[Open-Legislation] [open-government] Ten Open Data Guidelines launched in Tbilisi
jonathan.gray at okfn.org
Mon Feb 7 13:16:30 UTC 2011
This is fantastically useful Christina! :-)
Cc'ing open-legislation group which was recently launched to look into
doing some interesting projects around tracking and serving up
legislative documents, to make it easier for citizens to understand
and engage with the law. They will be pleased to have your overview
wrt legal texts!
If you aren't familiar with other work on this subject, do you think
it would be worth starting a mini-project to provide an overview of
legislation in this area? (If nothing else, providing info on
countries we know about, and linking to relevant bits of the law in
All the best,
On Mon, Feb 7, 2011 at 1:21 PM, Angelopoulos, C.J.
<C.J.Angelopoulos at uva.nl> wrote:
> <Apologies if this has been discussed before, but do you have anything readable/citable on that? Thanks!>
> Not that I can think of at the moment I'm afraid... This is mainly a conclusion drawn from my own research for Europeana's public domain calculators. We will be publishing a report on the calculators at some point, which will among others touch on the subject of official documents, but even there we will only examine 6 European jurisdictions. This is the relevant section if you're interested:
> "Of the selected states some grant no copyright protection at all to certain types of official documents. In the Netherlands, Article 11 of the Auteurswet excludes laws, decrees or ordinances issued by a public authority or in a judicial or administrative decision from copyright protection.
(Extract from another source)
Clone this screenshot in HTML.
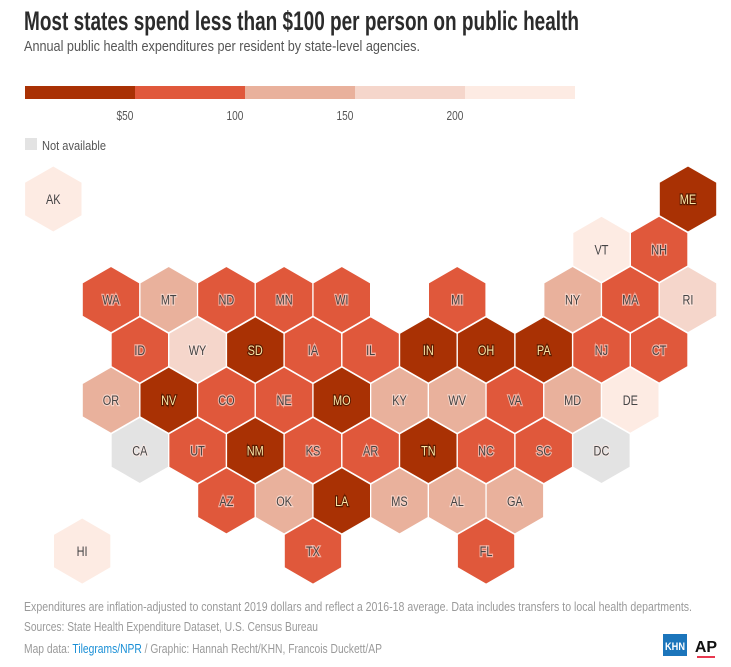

Similarly, in Spain no copyright is granted to legal or regulatory provisions or drafts thereof, judgments of jurisdictional bodies, acts, agreements, deliberations or rulings of public bodies or official translations of all such texts, while in Italy no copyright subsists official acts of the State or of a public administrations, whether Italian or foreign (Art 13 of the Spanish Intellectual Property Law, Article 5 of the Italian Copyright Law.). The Czech Republic has a detailed list of excluded official material (Article 3 of the Czech copyright law) including the following: official works, such as legal regulations, decisions, public charters, publicly accessible registers and collections of their records, and also official drafts of official works and other preparatory official documentation including the official translation of such a work, Chamber of Deputies and Senate publications, memorial chronicles of municipalities (municipal chronicles), state symbols and symbols of regional self-governing units, and other such works where there is public interest in their exclusion from copyright protection. In the Czech Republic political speeches and addresses presented during official proceedings do also no receive copyright protection. In all the above cases, term of protection becomes irrelevant, as no copyright subsists in the first place.
> In the UK detailed provisions rule the term of protection of official documents. S. 163 CDPA introduces the concept of Crown copyright, i.e. copyright that subsists in works made by Her Majesty or an officer or servant of the Crown acting in the course of his/her duties. Crown copyright lasts until the period of 50 years after its publication if such publication took place within the period of 70 years after its creation or, if no such publication takes place, until the end of the period of 125 years from the work's creation. If the an Act of Parliament, Act of the Scottish Parliament, Measure of the National Assembly for Wales, Act of the National Assembly for Wales, Act of the Northern Ireland Assembly or Measure of the General Synod of the Church of England, Crown copyright lasts for 50 years after the end of the year in which Royal Assent was given. According to s. 165, Parliamentary copyright subsists in works made by or under the direction or control of the House of Commons or the House of Lords, while, finally, if the work was created by an officer or employee of an international organisation, i.e. an organisation whose members include one or more states, the first owner of copyright is the organisation. In both cases, copyright lasts until 50 years from the end of the year in which the work was made. If the work is a Parliamentary Bill, a Bill of the Scottish Parliament, a Bill of the Northern Ireland Assembly, or a Bill of the National Assembly for Wales, copyright ceases with Royal Assent or, if the Bill does not receive Royal Assent, on the withdrawal or rejection of the Bill or the end of the Session.
> In France, the Intellectual Property Code does not touch upon the question of official documents explicitly, but nevertheless it has traditionally been held in the case law that author's rights cannot be invoked in protection of legislative and regulatory texts, as well as judicial decisions, the reason for this being that by their vary nature the content of such works is intended to be widely distributed. Nevertheless, the exception is not applicable to compilation or commentaries of laws having added value. "
> From the rest of my research I can tell you that Germany, Greece, Norway, Portugal, Slovenia, Sweden and Denmark have similar exceptions.